Digital Library Use

Digital Library Use: Social Practice in Design and Evaluation, edited by Ann Peterson Bishop, Nancy A. Van House and Barbara P. Buttenfield. MIT Press, 2003

This is the fifth volume in the series on Digital Libraries and Electronic Publishing from MIT Press. It contains a number of essays which focus on the social and epistemological issues surrounding the topic, as well as a number of case studies, with the avowed aim of challenging readers to broaden their understanding. A quick recording of the chapters may demonstrate this. Levy opens with an analysis of what constitutes a document; Marshall looks at boundary conditions both unintended and interpreted; O’Day and Nardi use an ecological metaphor to highlight linkages and dependencies; Borgman uses case studies in subject groups to consider usability and utility issues; Marchionini covers needs assessment for prototype design; Bishop presents a case study of the Afya health education project for African American women; Lynch is thought provoking on governance and sustainability; Agre looks at how libraries fit their communities and how such communities “can conduct [their] collective cognition with a reasonable degree of autonomy.”; Star is concerned with the design of digital libraries and how they scale up, finding that with increasing scale, transparency “becomes more subject to contention arising from the heterogeneity of the participating social worlds.”; Van House applies social theory to the social processes of knowledge work and the challenges which the digital library poses there; Spasser proposes the use of socialist realist theory in evaluation. It should be clear from this that the book has a stellar cast of contributors, some well known in the UK such as Philip Agre, Christine Borgman and Cliff Lynch. It has to be said that the book does offer a real challenge. It is unremittingly a hard and serious work ranging widely from Socratic Discourse to Saussure and socialist realist evaluation models. The writing tends to be both dense and rich reflecting the avowedly theoretical approach sought by the editors.
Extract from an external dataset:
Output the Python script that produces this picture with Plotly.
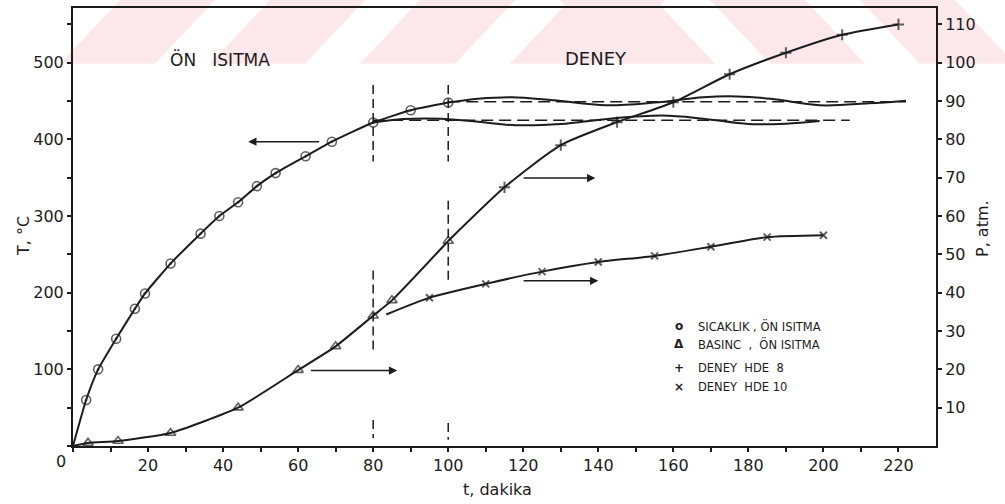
import plotly.graph_objects as go

# ---------------- data ----------------
# Preheating temperature (SICAKLIK, ÖN ISITMA) - left axis, °C
t_sicaklik = [0, 3.5, 6.7, 11.5, 16.5, 19.2, 26, 34, 39, 44, 49, 54, 62, 69, 80, 90, 100]
T_sicaklik = [0, 60, 100, 140, 179, 199, 238, 277, 300, 318, 339, 356, 378, 397, 422, 438, 448]

# Preheating pressure (BASINC, ÖN ISITMA) - right axis, atm
t_basinc = [0, 4, 12, 26, 44, 60, 70, 80, 85, 100]
P_basinc = [0, 0.8, 1.3, 3.4, 10, 19.8, 26, 34, 38, 53.5]

# Experiment HDE 8 pressure - right axis
t_hde8 = [100, 115, 130, 145, 160, 175, 190, 205, 220]
P_hde8 = [53.5, 67.5, 78.5, 84.5, 89.7, 97.0, 102.6, 107.3, 110]

# Experiment HDE 10 pressure - right axis
t_hde10 = [83.5, 95, 110, 125, 140, 155, 170, 185, 200]
P_hde10 = [34.3, 38.7, 42.3, 45.5, 48.0, 49.6, 52, 54.5, 55]

# Experiment temperatures (wavy) - left axis
t_T8 = [100, 108, 117, 128, 142, 155, 168, 177, 186, 199, 212, 222]
T_T8 = [448, 453, 455, 451, 444.5, 448, 455, 456, 453, 444.5, 447, 450.5]
t_T10 = [80, 88, 98, 108, 118, 130, 143, 157, 168, 180, 190, 199]
T_T10 = [422, 426.5, 427, 423, 418.5, 420, 427, 431, 427, 420, 420.5, 424]

# Set-point (dashed) temperature levels
setpoint_T = [449, 425]
setpoint_t = [[100, 222], [80, 207]]

# Vertical dashed phase boundaries (t) and their drawn T spans
phase_t = [80, 100]
phase_spans = [
    [[471, 371], [229, 122], [34, 10]],
    [[471, 371], [320, 213], [30, 8]],
]

# Axis ticks
x_ticks = list(range(0, 230, 10))
x_labels = ["" if (v % 20 or v == 0) else str(v) for v in x_ticks]
T_ticks = list(range(0, 551, 50))
T_labels = ["" if (v % 100 or v == 0) else str(v) for v in T_ticks]
P_ticks = list(range(10, 111, 10))
P_labels = [str(v) for v in P_ticks]

# Direction arrows: (t_start, t_end, level, axis)
arrows = [
    (66, 46.7, 397, "y"),
    (63, 86.4, 19.7, "y2"),
    (119.7, 139.2, 69.9, "y2"),
    (119.7, 140, 43.1, "y2"),
]

legend_items = [
    ("o", "SICAKLIK , ÖN ISITMA"),
    ("Δ", "BASINC\u00a0 ,\u00a0 ÖN ISITMA"),
    ("+", "DENEY\u00a0 HDE\u00a0 8"),
    ("×", "DENEY\u00a0 HDE 10"),
]

# ---------------- figure ----------------
INK = "#1c1c1c"
FONT = "DejaVu Sans"
L, R, TOP, BOT = 73, 936, 6, 446
PW, PH = R - L, BOT - TOP


def px(xp):
    return (xp - L) / PW


def py(yp):
    return (BOT - yp) / PH


fig = go.Figure()

fig.add_trace(go.Scatter(
    x=t_sicaklik, y=T_sicaklik, mode="lines+markers", line=dict(color=INK, width=2, shape="spline", smoothing=0.5),
    marker=dict(symbol="circle-open-dot", size=[0] + [9] * (len(t_sicaklik) - 1), color=INK, line=dict(width=1.6)),
    showlegend=False))

fig.add_trace(go.Scatter(
    x=t_basinc, y=P_basinc, yaxis="y2", mode="lines+markers", line=dict(color=INK, width=2, shape="spline", smoothing=0.5),
    marker=dict(symbol="triangle-up-open", size=[0] + [9] * (len(t_basinc) - 1), color=INK, line=dict(width=1.6)),
    showlegend=False))

fig.add_trace(go.Scatter(
    x=t_hde8, y=P_hde8, yaxis="y2", mode="lines+markers", line=dict(color=INK, width=2, shape="spline", smoothing=0.6),
    marker=dict(symbol="cross-thin-open", size=[0] + [8] * (len(t_hde8) - 1), color=INK, line=dict(width=2, color=INK)),
    showlegend=False))

fig.add_trace(go.Scatter(
    x=t_hde10, y=P_hde10, yaxis="y2", mode="lines+markers", line=dict(color=INK, width=2, shape="spline", smoothing=0.6),
    marker=dict(symbol="x-thin-open", size=[0] + [7] * (len(t_hde10) - 1), color=INK, line=dict(width=2, color=INK)),
    showlegend=False))

for tt, TT in [(t_T8, T_T8), (t_T10, T_T10)]:
    fig.add_trace(go.Scatter(x=tt, y=TT, mode="lines", line=dict(color=INK, width=2, shape="spline", smoothing=1.0),
                             showlegend=False))

for lvl, span in zip(setpoint_T, setpoint_t):
    fig.add_trace(go.Scatter(x=span, y=[lvl, lvl], mode="lines", line=dict(color=INK, width=1.5, dash="12px,6px"),
                             showlegend=False))

for pt, spans in zip(phase_t, phase_spans):
    xs, ys = [], []
    for a, b in spans:
        xs += [pt, pt, None]
        ys += [a, b, None]
    fig.add_trace(go.Scatter(x=xs, y=ys, mode="lines", line=dict(color=INK, width=1.5, dash="9px,5px"),
                             showlegend=False))

annotations = []
for t0, t1, lvl, ax in arrows:
    annotations.append(dict(x=t1, y=lvl, ax=t0, ay=lvl, xref="x", yref=ax, axref="x", ayref=ax,
                            showarrow=True, arrowhead=2, arrowsize=1.1, arrowwidth=1.5, arrowcolor=INK, text=""))

# phase texts
annotations.append(dict(x=px(220), y=py(58), xref="paper", yref="paper", text="ÖN\u00a0\u00a0\u00a0ISITMA",
                        showarrow=False, xanchor="center", yanchor="middle", font=dict(family=FONT, size=17, color=INK)))
annotations.append(dict(x=px(596), y=py(57), xref="paper", yref="paper", text="DENEY", showarrow=False,
                        xanchor="center", yanchor="middle", font=dict(family=FONT, size=18, color=INK)))

# legend block
leg_y = [325, 344, 368, 387]
for (sym, txt), yp in zip(legend_items, leg_y):
    annotations.append(dict(x=px(679), y=py(yp), xref="paper", yref="paper", text="<b>" + sym + "</b>",
                            showarrow=False, xanchor="center", yanchor="middle",
                            font=dict(family=FONT, size=12, color=INK)))
    annotations.append(dict(x=px(696), y=py(yp), xref="paper", yref="paper", text=txt, showarrow=False,
                            xanchor="left", yanchor="middle", font=dict(family=FONT, size=11.5, color=INK)))

# axis titles and the offset zero label
annotations.append(dict(x=px(24), y=py(235), xref="paper", yref="paper", text="T, °C", textangle=-90,
                        xanchor="center", yanchor="middle", showarrow=False, font=dict(family=FONT, size=16, color=INK)))
annotations.append(dict(x=px(983), y=py(228), xref="paper", yref="paper", text="P, atm.", textangle=-90,
                        xanchor="center", yanchor="middle", showarrow=False, font=dict(family=FONT, size=16, color=INK)))
annotations.append(dict(x=px(497), y=py(490), xref="paper", yref="paper", text="t, dakika",
                        xanchor="center", yanchor="middle", showarrow=False, font=dict(family=FONT, size=16, color=INK)))
annotations.append(dict(x=px(61), y=py(462), xref="paper", yref="paper", text="0",
                        xanchor="center", yanchor="middle", showarrow=False, font=dict(family=FONT, size=16, color=INK)))

# faint watermark band at the top of the scan
shapes = []
PINK = "#fce8eb"
band_top, band_bot = -2, 62
for xb in range(60, 520, 150):
    path = (f"M {px(xb)} {py(band_bot)} L {px(xb + 95)} {py(band_bot)} "
            f"L {px(xb + 95 + 60)} {py(band_top)} L {px(xb + 60)} {py(band_top)} Z")
    shapes.append(dict(type="path", path=path, xref="paper", yref="paper", fillcolor=PINK, line=dict(width=0),
                       layer="below"))
for xt in range(560, 1010, 150):
    path = (f"M {px(xt)} {py(band_top)} L {px(xt + 95)} {py(band_top)} "
            f"L {px(xt + 95 + 60)} {py(band_bot)} L {px(xt + 60)} {py(band_bot)} Z")
    shapes.append(dict(type="path", path=path, xref="paper", yref="paper", fillcolor=PINK, line=dict(width=0),
                       layer="below"))

fig.update_layout(
    width=1005, height=504,
    margin=dict(l=L, r=1005 - R, t=TOP, b=504 - BOT),
    paper_bgcolor="white", plot_bgcolor="rgba(0,0,0,0)",
    font=dict(family=FONT, size=16, color=INK),
    xaxis=dict(range=[0, 230], tickvals=x_ticks, ticktext=x_labels, ticks="outside", ticklen=4, tickwidth=1.5,
               tickcolor=INK, showline=True, linecolor=INK, linewidth=2, mirror=True, showgrid=False, zeroline=False),
    yaxis=dict(range=[0, 571.4], tickvals=T_ticks, ticktext=T_labels, ticks="outside", ticklen=4, tickwidth=1.5,
               tickcolor=INK, showline=True, linecolor=INK, linewidth=2, showgrid=False, zeroline=False),
    yaxis2=dict(range=[0, 114.28], overlaying="y", side="right", tickvals=P_ticks, ticktext=P_labels,
                ticks="outside", ticklen=4, tickwidth=1.5, tickcolor=INK, showline=True, linecolor=INK, linewidth=2,
                showgrid=False, zeroline=False),
    annotations=annotations,
    shapes=shapes,
)

fig.write_html("out.html")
The writing also has a tendency to descend into painful neologisms such as “foregrounding” in preference to a richer if more traditional use of language. And several of the chapters have multiple authors, which can lend a somewhat lumpen committee tone to the writing.
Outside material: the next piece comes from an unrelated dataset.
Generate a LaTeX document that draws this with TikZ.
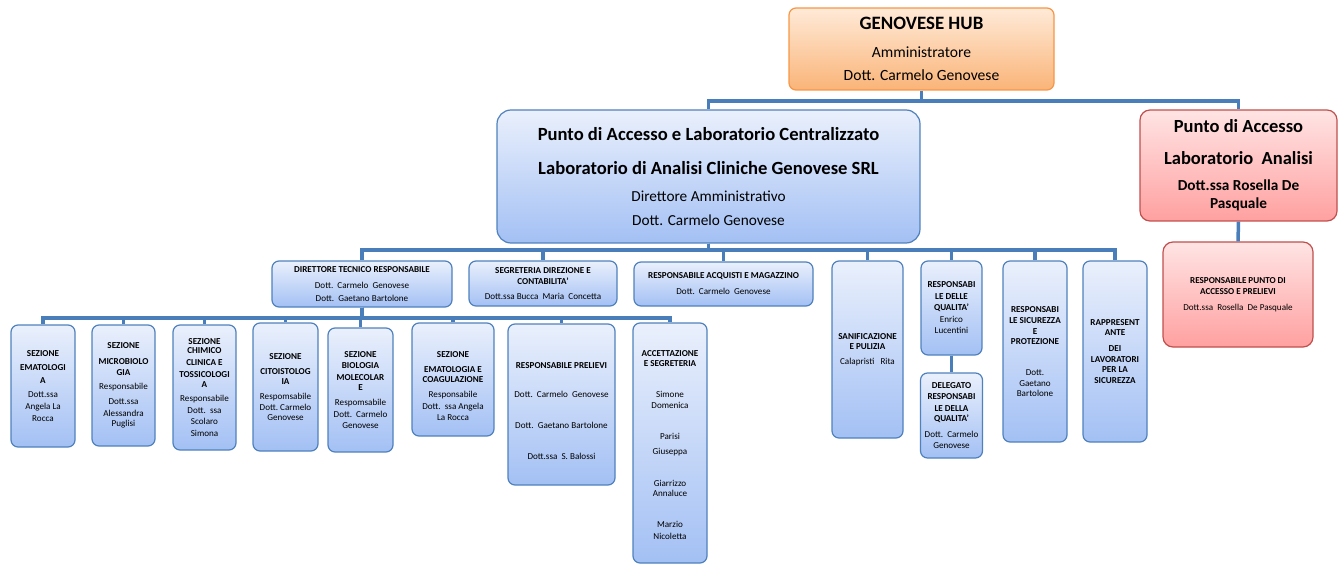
\documentclass[tikz,border=0pt]{standalone}
\usepackage{fontspec}
\setmainfont{Carlito}
\definecolor{bluebd}{RGB}{79,129,189}
\definecolor{bluetop}{RGB}{234,240,252}
\definecolor{bluebot}{RGB}{163,192,244}
\definecolor{redbd}{RGB}{192,80,77}
\definecolor{redtop}{RGB}{255,228,228}
\definecolor{redbot}{RGB}{255,160,160}
\definecolor{orbd}{RGB}{247,150,70}
\definecolor{ortop}{RGB}{255,234,216}
\definecolor{orbot}{RGB}{250,180,120}
\definecolor{connc}{RGB}{74,126,187}
\newcommand\smallf{\fontsize{9.1}{10.5}\selectfont}
\tikzset{
  box/.style={draw=bluebd, line width=1.2pt, top color=bluetop, bottom color=bluebot,
    rounded corners=7pt, inner sep=0pt, align=center, font=\smallf},
  redbox/.style={box, draw=redbd, top color=redtop, bottom color=redbot},
  orbox/.style={box, draw=orbd, top color=ortop, bottom color=orbot},
  conn/.style={draw=connc, line width=3.5pt},
}
\begin{document}
\begin{tikzpicture}[x=1pt,y=-1pt]
\useasboundingbox (0,0) rectangle (1344,564);
% top level
\node[orbox, minimum width=265pt, minimum height=82pt, font=\fontsize{15.6}{23}\selectfont] (hub) at (921.5,49)
  {{\fontsize{18.9}{20}\selectfont\bfseries GENOVESE HUB}\\[5pt] Amministratore\\ Dott. Carmelo Genovese};
\node[box, rounded corners=14pt, minimum width=423pt, minimum height=133pt, font=\fontsize{15.3}{24}\selectfont] (main) at (708.5,176.5)
  {{\fontsize{18.6}{20}\selectfont\bfseries Punto di Accesso e Laboratorio Centralizzato}\\[10pt]
   {\fontsize{18.6}{20}\selectfont\bfseries Laboratorio di Analisi Cliniche Genovese SRL}\\[3pt]
   Direttore Amministrativo\\ Dott. Carmelo Genovese};
\node[redbox, rounded corners=10pt, minimum width=197pt, minimum height=111pt, font=\fontsize{15.3}{18}\selectfont\bfseries] (red1) at (1238.5,165.5)
  {{\fontsize{18.5}{20}\selectfont Punto di Accesso}\\[14pt]
   {\fontsize{18.5}{20}\selectfont Laboratorio\ \ Analisi}\\[8pt]
   Dott.ssa Rosella De\\ Pasquale};
\node[redbox, rounded corners=10pt, minimum width=150pt, minimum height=105pt] (red2) at (1238,294.5)
  {\textbf{RESPONSABILE PUNTO DI}\\ \textbf{ACCESSO E PRELIEVI}\\[5.5pt] Dott.ssa\ \ Rosella\ \ De Pasquale};
% second level
\node[box, minimum width=180pt, minimum height=46pt] (dir) at (362,284)
  {\textbf{DIRETTORE TECNICO RESPONSABILE}\\[5.5pt] Dott.\ \ Carmelo\ \ Genovese\\[2.5pt] Dott.\ \ Gaetano Bartolone};
\node[box, minimum width=148pt, minimum height=45pt] (seg) at (543,283.5)
  {\textbf{SEGRETERIA DIREZIONE E}\\ \textbf{CONTABILITA'}\\[4.5pt] Dott.ssa\ Bucca\ \ Maria\ \ Concetta};
\node[box, minimum width=179pt, minimum height=44pt] (acq) at (723.5,284)
  {\textbf{RESPONSABILE ACQUISTI E MAGAZZINO}\\[5.5pt] Dott.\ \ Carmelo\ \ Genovese};
\node[box, minimum width=71pt, minimum height=177pt] (san) at (867.5,349.5)
  {\textbf{SANIFICAZIONE}\\ \textbf{E PULIZIA}\\[4.5pt] Calapristi\ \ \ Rita};
\node[box, minimum width=61pt, minimum height=94pt] (qual) at (951.5,308)
  {\textbf{RESPONSABI}\\[1pt] \textbf{LE DELLE}\\[1pt] \textbf{QUALITA'}\\[1pt] Enrico\\[1pt] Lucentini};
\node[box, minimum width=62pt, minimum height=85pt] (del) at (951.5,415.5)
  {\textbf{DELEGATO}\\ \textbf{RESPONSABI}\\[1.5pt] \textbf{LE DELLA}\\ \textbf{QUALITA'}\\[5.5pt] Dott.\ \ Carmelo\\ Genovese};
\node[box, minimum width=64pt, minimum height=181pt] (sic) at (1035,351.5)
  {\textbf{RESPONSABI}\\[0.5pt] \textbf{LE SICUREZZA}\\[0.5pt] \textbf{E}\\ \textbf{PROTEZIONE}\\[20.5pt] Dott.\\ Gaetano\\ Bartolone};
\node[box, minimum width=64pt, minimum height=181pt] (rap) at (1115,351.5)
  {\textbf{RAPPRESENT}\\ \textbf{ANTE}\\[5.5pt] \textbf{DEI}\\ \textbf{LAVORATORI}\\ \textbf{PER LA}\\ \textbf{SICUREZZA}};
% third level
\node[box, minimum width=64pt, minimum height=122pt] (s1) at (43,386)
  {\textbf{SEZIONE}\\[3.5pt] \textbf{EMATOLOGI}\\[2.5pt] \textbf{A}\\[3.5pt] Dott.ssa\\[1.5pt] Angela La\\[1.5pt] Rocca};
\node[box, minimum width=63pt, minimum height=121pt] (s2) at (123.5,385.5)
  {\textbf{SEZIONE}\\[5.5pt] \textbf{MICROBIOLO}\\ \textbf{GIA}\\[3.5pt] Responsabile\\[4.5pt] Dott.ssa\\[1.5pt] Alessandra\\ Puglisi};
\node[box, minimum width=63pt, minimum height=125pt] (s3) at (204.5,387.5)
  {\textbf{SEZIONE}\\[-1.5pt] \textbf{CHIMICO}\\[1.5pt] \textbf{CLINICA E}\\[1.5pt] \textbf{TOSSICOLOGI}\\ \textbf{A}\\[3.5pt] Responsabile\\[1.5pt] Dott.\ \ ssa\\ Scolaro\\[1.5pt] Simona};
\node[box, minimum width=65pt, minimum height=128pt] (s4) at (285.5,387)
  {\textbf{SEZIONE}\\[4.5pt] \textbf{CITOISTOLOG}\\ \textbf{IA}\\[4.5pt] Respomsabile\\ Dott.\ Carmelo\\ Genovese};
\node[box, minimum width=65pt, minimum height=124pt] (s5) at (360.5,390)
  {\textbf{SEZIONE}\\ \textbf{BIOLOGIA}\\[1.5pt] \textbf{MOLECOLAR}\\ \textbf{E}\\[4.5pt] Respomsabile\\[1.5pt] Dott.\ \ Carmelo\\ Genovese};
\node[box, minimum width=82pt, minimum height=113pt] (s6) at (453,379.5)
  {\rule{0pt}{18.5pt}\textbf{SEZIONE}\\[4.5pt] \textbf{EMATOLOGIA E}\\ \textbf{COAGULAZIONE}\\[4.5pt] Responsabile\\[1.5pt] Dott.\ \ ssa Angela\\ La Rocca};
\node[box, minimum width=107pt, minimum height=161pt] (s7) at (561.5,404.5)
  {\rule{0pt}{19.5pt}\textbf{RESPONSABILE PRELIEVI}\\[18.5pt] Dott.\ \ Carmelo\ \ Genovese\\[20.5pt] Dott.\ \ Gaetano\ Bartolone\\[20.5pt] Dott.ssa\ \ S.\ Balossi};
\node[box, minimum width=74pt, minimum height=240pt] (s8) at (670,443)
  {\rule{0pt}{10.5pt}\textbf{ACCETTAZIONE}\\ \textbf{E SEGRETERIA}\\[20.5pt] Simone\\ Domenica\\[20.5pt] Parisi\\[4.5pt] Giuseppa\\[21.5pt] Giarrizzo\\ Annaluce\\[20.5pt] Marzio\\[1.5pt] Nicoletta};
% connectors
\coordinate (b1) at (0,101);
\coordinate (b2) at (0,250);
\coordinate (b3) at (0,318);
\draw[conn] (hub.south) -- (hub.south |- b1) -| (main.north);
\draw[conn] (hub.south |- b1) -| (red1.north);
\draw[conn] (red1.south) -- (red2.north);
\foreach \c in {dir,seg,acq,san,qual,sic,rap}
  \draw[conn] (main.south) -- (main.south |- b2) -| (\c.north);
\draw[conn] (qual.south) -- (del.north);
\foreach \c in {s1,s2,s3,s4,s5,s6,s7,s8}
  \draw[conn] (dir.south) -- (dir.south |- b3) -| (\c.north);
\end{tikzpicture}
\end{document}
It is interesting and perhaps disappointing to see how little of the UK experience is alluded to. Despite fifteen years of JISC involvement in digital libraries and content the scattered British references tend to be to the work often funded in the distant past by BLRDD by such figures as Alina Vickery and Jack Meadows. Although the JISC programmes have always leaned towards a pragmatic approach rather than a theoretical one it is interesting, for example, to see the absence of UK citations in the chapter which proposes an ecological metaphor for digital libraries, something worked on separately in the UK by Dempsey and others and the theme of the 1999 Bath Conference on Networking and the Future of Libraries.

So all in all this is an excellent if difficult work, with much of interest but with a significant but probably unintentional national view of a global phenomenon. It undoubtedly meets its goal of offering challenges and broadening understanding while promoting reflection. It is certainly not an instruction manual or primer. But it will repay the investment of the time and effort required to get to the end.